### DATA PROVIDED
## begin

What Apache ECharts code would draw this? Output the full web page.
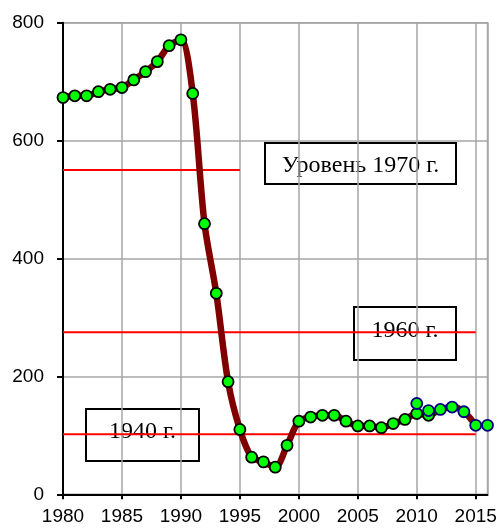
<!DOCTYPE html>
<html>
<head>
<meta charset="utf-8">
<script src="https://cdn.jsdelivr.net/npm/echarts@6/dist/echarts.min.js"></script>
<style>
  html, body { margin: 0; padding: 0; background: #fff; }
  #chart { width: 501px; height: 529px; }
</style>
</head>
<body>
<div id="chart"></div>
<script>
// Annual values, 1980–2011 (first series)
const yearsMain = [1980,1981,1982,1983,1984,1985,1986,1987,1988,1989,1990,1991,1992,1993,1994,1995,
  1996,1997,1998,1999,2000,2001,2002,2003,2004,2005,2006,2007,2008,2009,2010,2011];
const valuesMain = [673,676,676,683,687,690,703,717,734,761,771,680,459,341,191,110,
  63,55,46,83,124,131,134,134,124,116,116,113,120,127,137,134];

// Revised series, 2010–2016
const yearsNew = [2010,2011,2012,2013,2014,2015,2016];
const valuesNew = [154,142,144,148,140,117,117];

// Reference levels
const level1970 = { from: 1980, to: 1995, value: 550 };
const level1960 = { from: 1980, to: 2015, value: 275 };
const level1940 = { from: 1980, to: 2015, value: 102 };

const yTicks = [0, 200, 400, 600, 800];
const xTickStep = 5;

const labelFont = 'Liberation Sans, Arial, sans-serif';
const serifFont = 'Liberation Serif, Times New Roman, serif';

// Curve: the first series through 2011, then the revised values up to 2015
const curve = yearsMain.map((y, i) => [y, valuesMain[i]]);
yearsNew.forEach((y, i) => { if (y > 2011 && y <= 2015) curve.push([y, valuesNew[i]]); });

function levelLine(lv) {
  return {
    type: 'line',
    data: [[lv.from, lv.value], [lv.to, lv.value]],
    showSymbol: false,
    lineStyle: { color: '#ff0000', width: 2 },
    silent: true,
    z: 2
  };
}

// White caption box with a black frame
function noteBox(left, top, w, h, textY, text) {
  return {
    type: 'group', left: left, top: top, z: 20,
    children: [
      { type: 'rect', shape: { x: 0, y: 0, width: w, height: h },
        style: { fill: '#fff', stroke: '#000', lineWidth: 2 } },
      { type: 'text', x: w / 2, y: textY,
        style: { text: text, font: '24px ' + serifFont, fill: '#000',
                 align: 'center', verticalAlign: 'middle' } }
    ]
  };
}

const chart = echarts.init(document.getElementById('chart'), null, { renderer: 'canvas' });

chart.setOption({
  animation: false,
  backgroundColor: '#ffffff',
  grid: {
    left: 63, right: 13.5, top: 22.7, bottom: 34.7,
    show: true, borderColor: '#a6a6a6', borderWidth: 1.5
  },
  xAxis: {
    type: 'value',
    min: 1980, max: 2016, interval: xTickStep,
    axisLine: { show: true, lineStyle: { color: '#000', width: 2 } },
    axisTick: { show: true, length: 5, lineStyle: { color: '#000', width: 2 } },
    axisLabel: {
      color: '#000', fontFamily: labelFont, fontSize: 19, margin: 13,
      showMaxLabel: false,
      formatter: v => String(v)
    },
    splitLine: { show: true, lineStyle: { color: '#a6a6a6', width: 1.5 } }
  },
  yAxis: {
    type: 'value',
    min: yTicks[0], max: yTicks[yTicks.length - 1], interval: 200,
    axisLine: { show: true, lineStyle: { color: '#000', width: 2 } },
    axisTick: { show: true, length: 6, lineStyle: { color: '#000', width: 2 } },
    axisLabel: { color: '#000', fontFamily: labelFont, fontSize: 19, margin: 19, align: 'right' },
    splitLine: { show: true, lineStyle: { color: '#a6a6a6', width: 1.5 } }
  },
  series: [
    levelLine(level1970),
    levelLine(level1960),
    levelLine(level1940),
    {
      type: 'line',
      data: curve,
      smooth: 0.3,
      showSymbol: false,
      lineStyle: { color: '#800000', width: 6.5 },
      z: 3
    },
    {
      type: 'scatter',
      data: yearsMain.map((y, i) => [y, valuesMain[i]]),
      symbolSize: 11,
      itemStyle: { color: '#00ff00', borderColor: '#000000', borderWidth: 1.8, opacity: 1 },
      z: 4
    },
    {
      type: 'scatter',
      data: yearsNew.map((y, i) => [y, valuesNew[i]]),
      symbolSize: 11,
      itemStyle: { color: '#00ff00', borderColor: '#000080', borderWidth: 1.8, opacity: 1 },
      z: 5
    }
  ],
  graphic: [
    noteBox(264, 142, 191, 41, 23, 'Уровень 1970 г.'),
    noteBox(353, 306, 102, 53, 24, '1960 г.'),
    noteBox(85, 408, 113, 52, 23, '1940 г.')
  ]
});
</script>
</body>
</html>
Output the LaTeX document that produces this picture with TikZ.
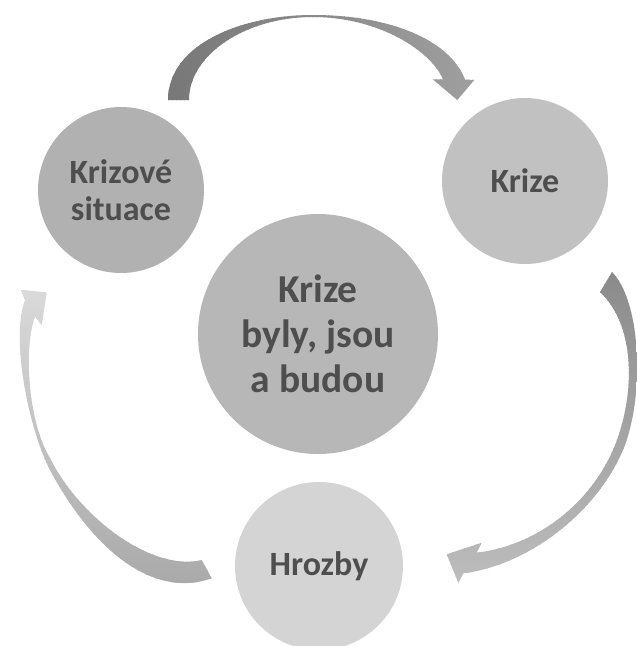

## end

### GIVEN TASK
What is the number of lines containing "this"? Give that number only.

### THE SOLUTION
2